_TO DO_: Every record below should be transcribed exactly. Omit the images.

_Records excerpted from a collection_:
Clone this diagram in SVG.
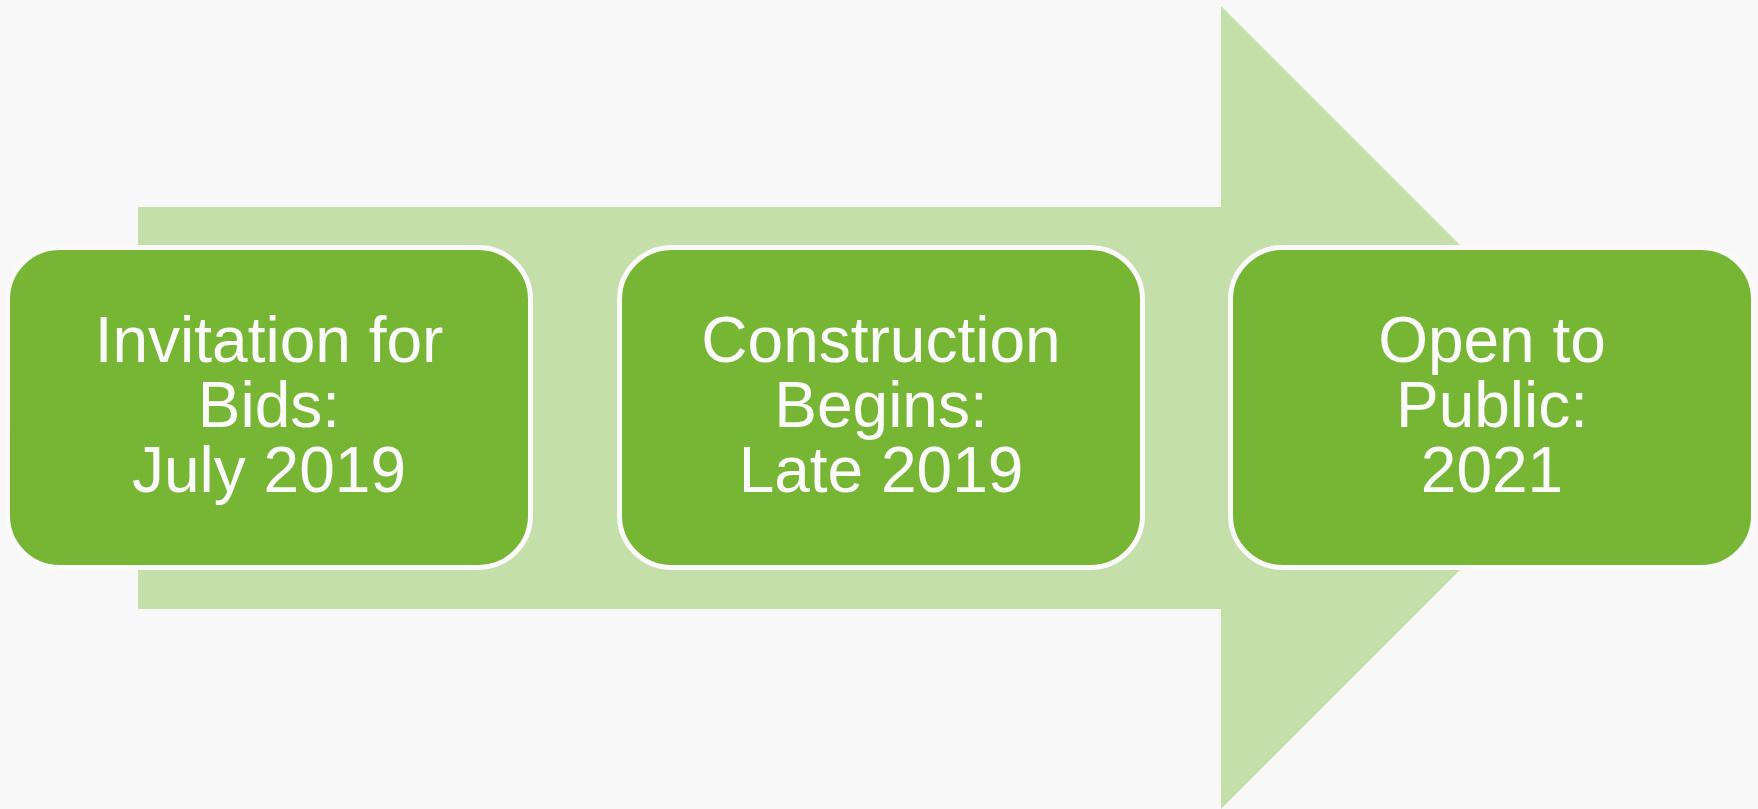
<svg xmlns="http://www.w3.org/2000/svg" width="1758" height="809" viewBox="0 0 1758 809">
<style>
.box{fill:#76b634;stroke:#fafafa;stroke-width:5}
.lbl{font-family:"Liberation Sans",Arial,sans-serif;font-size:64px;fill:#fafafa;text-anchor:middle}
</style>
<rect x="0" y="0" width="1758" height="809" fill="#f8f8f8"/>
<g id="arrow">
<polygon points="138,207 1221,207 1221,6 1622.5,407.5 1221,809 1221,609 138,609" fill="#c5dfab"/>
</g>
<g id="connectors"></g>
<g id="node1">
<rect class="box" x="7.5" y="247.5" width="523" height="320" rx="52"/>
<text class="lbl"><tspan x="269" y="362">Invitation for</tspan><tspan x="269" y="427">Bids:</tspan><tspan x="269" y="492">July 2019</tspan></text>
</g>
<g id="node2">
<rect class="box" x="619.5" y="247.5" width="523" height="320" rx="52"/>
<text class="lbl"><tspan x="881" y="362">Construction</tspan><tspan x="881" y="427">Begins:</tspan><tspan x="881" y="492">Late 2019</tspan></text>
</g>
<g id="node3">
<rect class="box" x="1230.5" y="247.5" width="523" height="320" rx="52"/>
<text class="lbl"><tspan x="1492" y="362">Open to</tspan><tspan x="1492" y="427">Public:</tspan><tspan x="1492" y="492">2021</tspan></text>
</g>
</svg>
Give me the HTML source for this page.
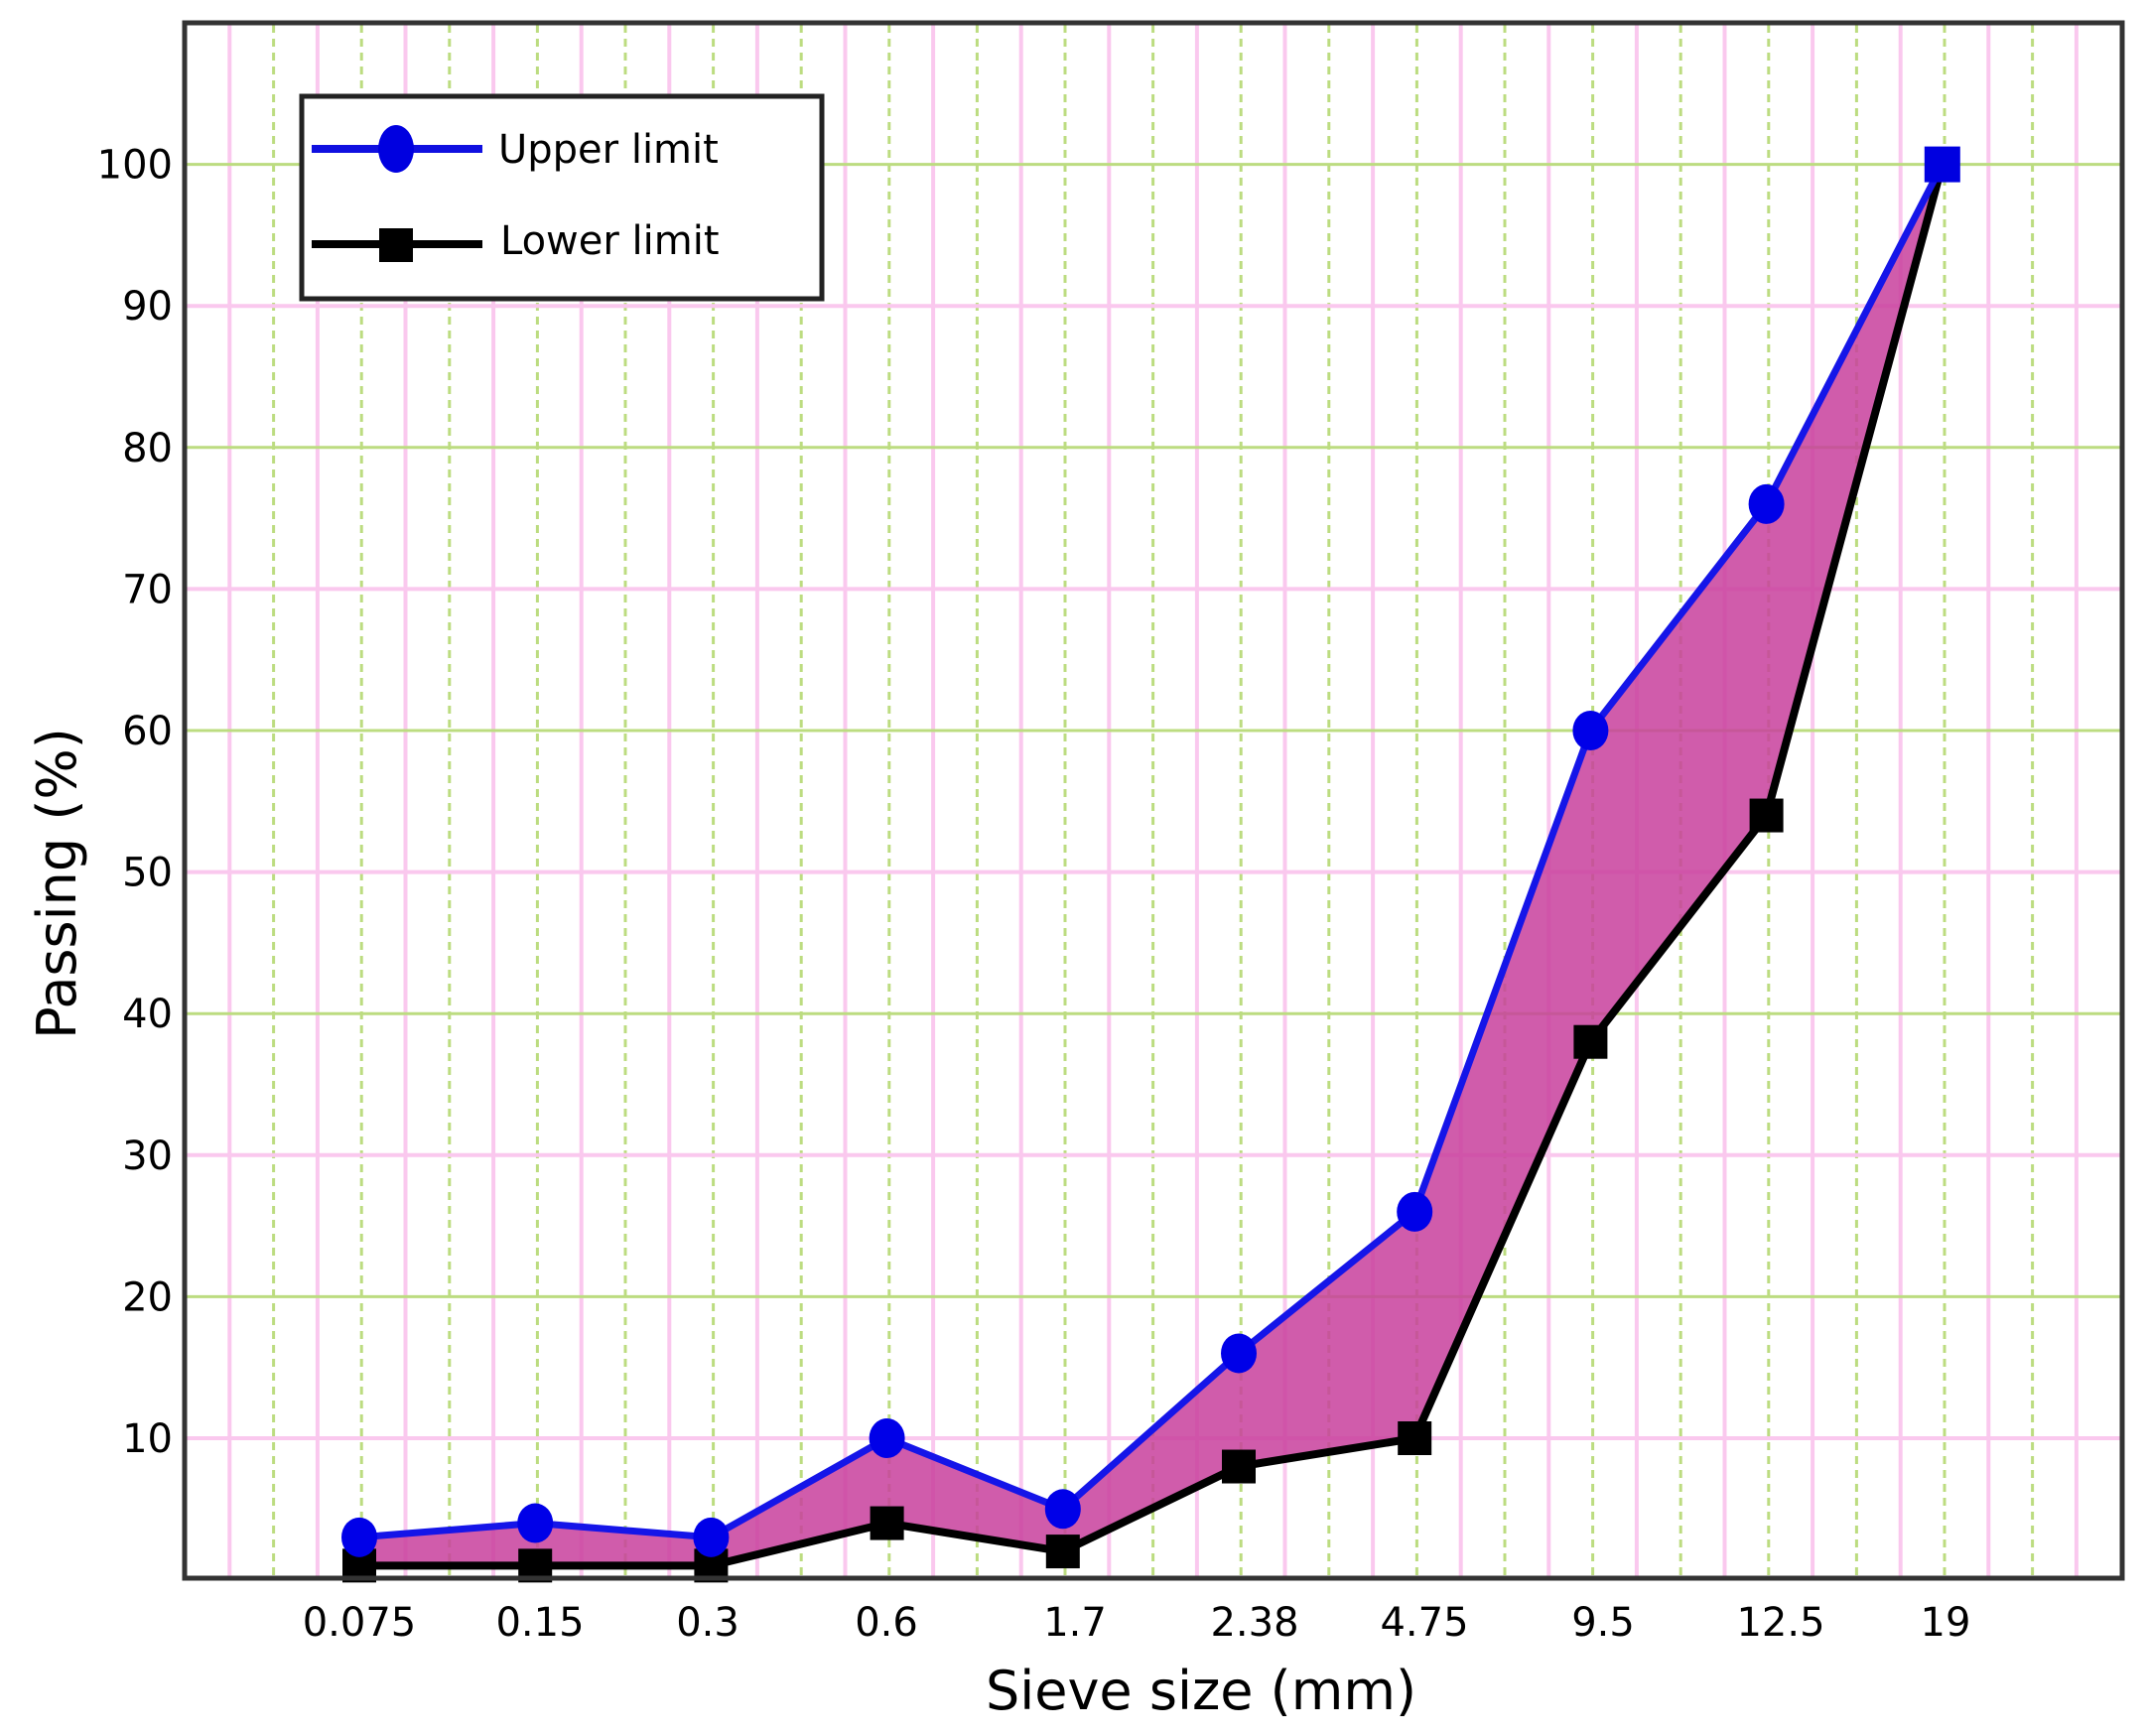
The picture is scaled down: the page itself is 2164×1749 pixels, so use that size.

_FINAL ANSWER_:
Clone this diagram in SVG.
<svg xmlns="http://www.w3.org/2000/svg" width="1758" height="809" viewBox="0 0 1758 809">
<style>
.box{fill:#76b634;stroke:#fafafa;stroke-width:5}
.lbl{font-family:"Liberation Sans",Arial,sans-serif;font-size:64px;fill:#fafafa;text-anchor:middle}
</style>
<rect x="0" y="0" width="1758" height="809" fill="#f8f8f8"/>
<g id="arrow">
<polygon points="138,207 1221,207 1221,6 1622.5,407.5 1221,809 1221,609 138,609" fill="#c5dfab"/>
</g>
<g id="connectors"></g>
<g id="node1">
<rect class="box" x="7.5" y="247.5" width="523" height="320" rx="52"/>
<text class="lbl"><tspan x="269" y="362">Invitation for</tspan><tspan x="269" y="427">Bids:</tspan><tspan x="269" y="492">July 2019</tspan></text>
</g>
<g id="node2">
<rect class="box" x="619.5" y="247.5" width="523" height="320" rx="52"/>
<text class="lbl"><tspan x="881" y="362">Construction</tspan><tspan x="881" y="427">Begins:</tspan><tspan x="881" y="492">Late 2019</tspan></text>
</g>
<g id="node3">
<rect class="box" x="1230.5" y="247.5" width="523" height="320" rx="52"/>
<text class="lbl"><tspan x="1492" y="362">Open to</tspan><tspan x="1492" y="427">Public:</tspan><tspan x="1492" y="492">2021</tspan></text>
</g>
</svg>
Give me the HTML source for this page.
The picture is scaled down: the page itself is 2164×1749 pixels, so use that size.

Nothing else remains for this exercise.